Problem statement :: Retype the data that follows line by line, exactly, and leave its pictures out.

########################################

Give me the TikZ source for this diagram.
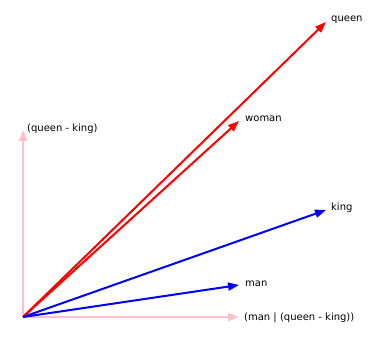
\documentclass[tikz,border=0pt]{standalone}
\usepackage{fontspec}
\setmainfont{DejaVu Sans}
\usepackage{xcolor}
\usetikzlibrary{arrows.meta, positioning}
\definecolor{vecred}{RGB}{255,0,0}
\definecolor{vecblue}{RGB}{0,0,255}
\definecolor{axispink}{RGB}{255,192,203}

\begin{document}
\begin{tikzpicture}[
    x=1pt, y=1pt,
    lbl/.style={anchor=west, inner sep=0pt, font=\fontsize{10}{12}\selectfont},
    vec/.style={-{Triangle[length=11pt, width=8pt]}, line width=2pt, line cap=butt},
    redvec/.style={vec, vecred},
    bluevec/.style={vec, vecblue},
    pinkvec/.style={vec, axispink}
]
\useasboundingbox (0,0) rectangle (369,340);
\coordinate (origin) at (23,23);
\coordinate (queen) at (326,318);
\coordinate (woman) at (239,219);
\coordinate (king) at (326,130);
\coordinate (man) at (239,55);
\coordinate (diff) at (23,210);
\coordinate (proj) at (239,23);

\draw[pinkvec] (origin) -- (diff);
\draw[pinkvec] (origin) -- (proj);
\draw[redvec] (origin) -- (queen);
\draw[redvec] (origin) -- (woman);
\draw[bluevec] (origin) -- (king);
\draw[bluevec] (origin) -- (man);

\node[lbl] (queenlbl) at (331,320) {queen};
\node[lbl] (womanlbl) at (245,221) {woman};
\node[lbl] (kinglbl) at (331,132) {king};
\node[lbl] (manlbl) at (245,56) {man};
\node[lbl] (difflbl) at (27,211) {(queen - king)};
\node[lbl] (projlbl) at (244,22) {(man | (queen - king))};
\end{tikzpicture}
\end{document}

########################################

Finished exercise ::
Give me the TikZ source for this diagram.
\documentclass[tikz,border=0pt]{standalone}
\usepackage{fontspec}
\setmainfont{DejaVu Sans}
\usepackage{xcolor}
\usetikzlibrary{arrows.meta, positioning}
\definecolor{vecred}{RGB}{255,0,0}
\definecolor{vecblue}{RGB}{0,0,255}
\definecolor{axispink}{RGB}{255,192,203}

\begin{document}
\begin{tikzpicture}[
    x=1pt, y=1pt,
    lbl/.style={anchor=west, inner sep=0pt, font=\fontsize{10}{12}\selectfont},
    vec/.style={-{Triangle[length=11pt, width=8pt]}, line width=2pt, line cap=butt},
    redvec/.style={vec, vecred},
    bluevec/.style={vec, vecblue},
    pinkvec/.style={vec, axispink}
]
\useasboundingbox (0,0) rectangle (369,340);
\coordinate (origin) at (23,23);
\coordinate (queen) at (326,318);
\coordinate (woman) at (239,219);
\coordinate (king) at (326,130);
\coordinate (man) at (239,55);
\coordinate (diff) at (23,210);
\coordinate (proj) at (239,23);

\draw[pinkvec] (origin) -- (diff);
\draw[pinkvec] (origin) -- (proj);
\draw[redvec] (origin) -- (queen);
\draw[redvec] (origin) -- (woman);
\draw[bluevec] (origin) -- (king);
\draw[bluevec] (origin) -- (man);

\node[lbl] (queenlbl) at (331,320) {queen};
\node[lbl] (womanlbl) at (245,221) {woman};
\node[lbl] (kinglbl) at (331,132) {king};
\node[lbl] (manlbl) at (245,56) {man};
\node[lbl] (difflbl) at (27,211) {(queen - king)};
\node[lbl] (projlbl) at (244,22) {(man | (queen - king))};
\end{tikzpicture}
\end{document}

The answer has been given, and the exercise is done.